INPUT DATA:

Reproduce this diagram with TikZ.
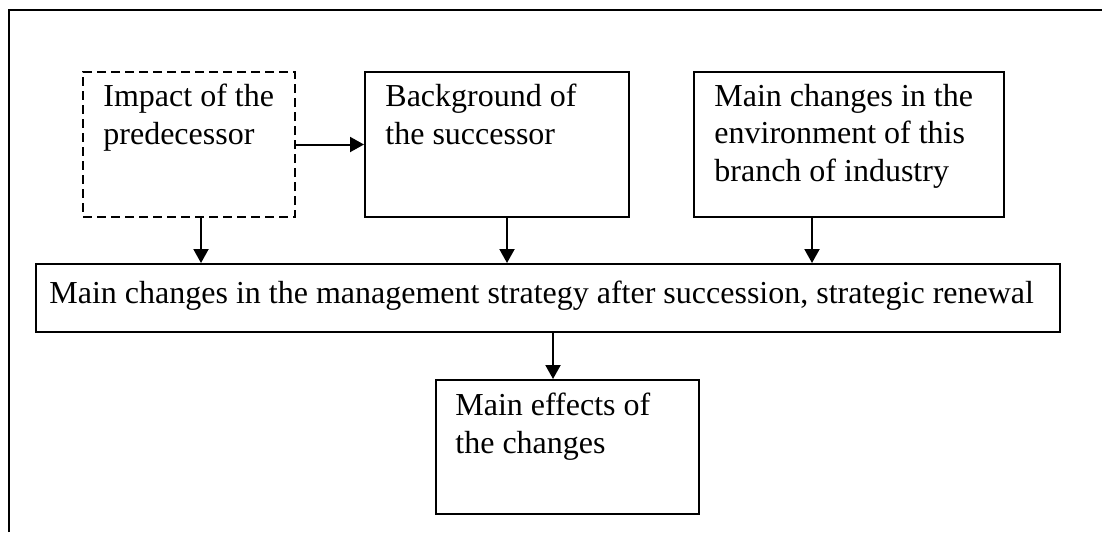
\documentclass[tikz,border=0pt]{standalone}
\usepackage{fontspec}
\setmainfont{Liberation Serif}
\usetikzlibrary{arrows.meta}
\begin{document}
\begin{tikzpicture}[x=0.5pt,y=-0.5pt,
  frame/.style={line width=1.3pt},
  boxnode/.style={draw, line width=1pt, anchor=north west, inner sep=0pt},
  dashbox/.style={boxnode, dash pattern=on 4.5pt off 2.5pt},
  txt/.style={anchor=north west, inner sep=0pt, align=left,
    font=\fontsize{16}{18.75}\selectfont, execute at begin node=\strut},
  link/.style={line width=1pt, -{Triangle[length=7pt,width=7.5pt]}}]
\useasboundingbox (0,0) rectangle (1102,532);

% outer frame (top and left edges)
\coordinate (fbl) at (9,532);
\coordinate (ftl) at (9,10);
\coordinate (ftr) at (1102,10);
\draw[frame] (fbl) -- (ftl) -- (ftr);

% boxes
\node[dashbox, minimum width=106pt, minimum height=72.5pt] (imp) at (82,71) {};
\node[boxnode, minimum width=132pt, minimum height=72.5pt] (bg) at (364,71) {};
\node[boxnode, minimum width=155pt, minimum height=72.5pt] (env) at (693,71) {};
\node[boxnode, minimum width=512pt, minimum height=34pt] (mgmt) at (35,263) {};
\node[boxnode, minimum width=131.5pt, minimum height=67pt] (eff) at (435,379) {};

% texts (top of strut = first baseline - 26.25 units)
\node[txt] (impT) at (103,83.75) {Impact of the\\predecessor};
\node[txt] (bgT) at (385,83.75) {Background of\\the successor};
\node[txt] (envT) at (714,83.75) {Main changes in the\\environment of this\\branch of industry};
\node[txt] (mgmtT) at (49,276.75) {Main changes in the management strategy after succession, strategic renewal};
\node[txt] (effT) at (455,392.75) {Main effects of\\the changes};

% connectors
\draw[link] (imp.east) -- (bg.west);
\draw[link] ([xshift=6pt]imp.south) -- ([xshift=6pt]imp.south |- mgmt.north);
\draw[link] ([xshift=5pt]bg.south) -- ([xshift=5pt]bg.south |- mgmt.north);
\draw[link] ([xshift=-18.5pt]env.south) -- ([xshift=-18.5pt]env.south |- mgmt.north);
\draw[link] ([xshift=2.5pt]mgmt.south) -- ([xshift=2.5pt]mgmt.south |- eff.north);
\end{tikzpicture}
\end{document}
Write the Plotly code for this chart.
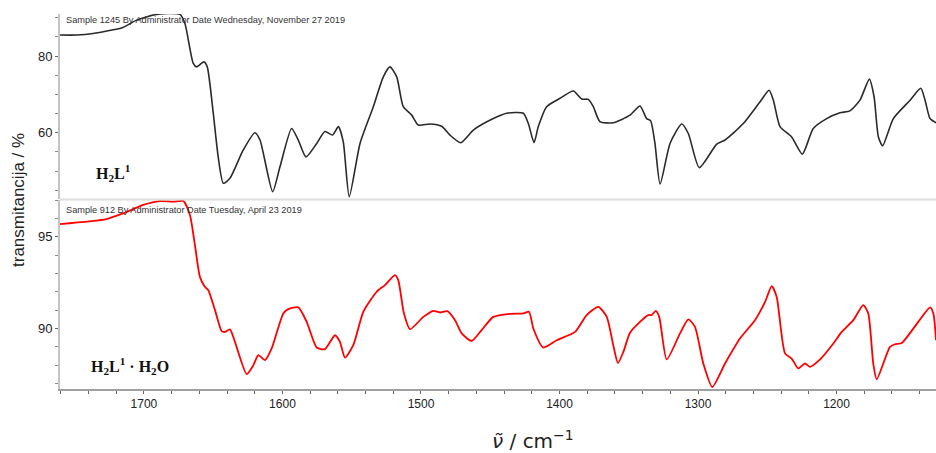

AIM OF THE EXERCISE:
Copy all of the entries verbatim, leaving out any pictures they contain.

THE RESULT:
Reproduce this diagram with TikZ.
\documentclass[tikz,border=0pt]{standalone}
\usepackage{fontspec}
\setmainfont{Liberation Serif}
\usetikzlibrary{arrows.meta}
\begin{document}
\begin{tikzpicture}[x=0.5pt,y=-0.5pt,
  frame/.style={line width=1.3pt},
  boxnode/.style={draw, line width=1pt, anchor=north west, inner sep=0pt},
  dashbox/.style={boxnode, dash pattern=on 4.5pt off 2.5pt},
  txt/.style={anchor=north west, inner sep=0pt, align=left,
    font=\fontsize{16}{18.75}\selectfont, execute at begin node=\strut},
  link/.style={line width=1pt, -{Triangle[length=7pt,width=7.5pt]}}]
\useasboundingbox (0,0) rectangle (1102,532);

% outer frame (top and left edges)
\coordinate (fbl) at (9,532);
\coordinate (ftl) at (9,10);
\coordinate (ftr) at (1102,10);
\draw[frame] (fbl) -- (ftl) -- (ftr);

% boxes
\node[dashbox, minimum width=106pt, minimum height=72.5pt] (imp) at (82,71) {};
\node[boxnode, minimum width=132pt, minimum height=72.5pt] (bg) at (364,71) {};
\node[boxnode, minimum width=155pt, minimum height=72.5pt] (env) at (693,71) {};
\node[boxnode, minimum width=512pt, minimum height=34pt] (mgmt) at (35,263) {};
\node[boxnode, minimum width=131.5pt, minimum height=67pt] (eff) at (435,379) {};

% texts (top of strut = first baseline - 26.25 units)
\node[txt] (impT) at (103,83.75) {Impact of the\\predecessor};
\node[txt] (bgT) at (385,83.75) {Background of\\the successor};
\node[txt] (envT) at (714,83.75) {Main changes in the\\environment of this\\branch of industry};
\node[txt] (mgmtT) at (49,276.75) {Main changes in the management strategy after succession, strategic renewal};
\node[txt] (effT) at (455,392.75) {Main effects of\\the changes};

% connectors
\draw[link] (imp.east) -- (bg.west);
\draw[link] ([xshift=6pt]imp.south) -- ([xshift=6pt]imp.south |- mgmt.north);
\draw[link] ([xshift=5pt]bg.south) -- ([xshift=5pt]bg.south |- mgmt.north);
\draw[link] ([xshift=-18.5pt]env.south) -- ([xshift=-18.5pt]env.south |- mgmt.north);
\draw[link] ([xshift=2.5pt]mgmt.south) -- ([xshift=2.5pt]mgmt.south |- eff.north);
\end{tikzpicture}
\end{document}
Write the Plotly code for this chart.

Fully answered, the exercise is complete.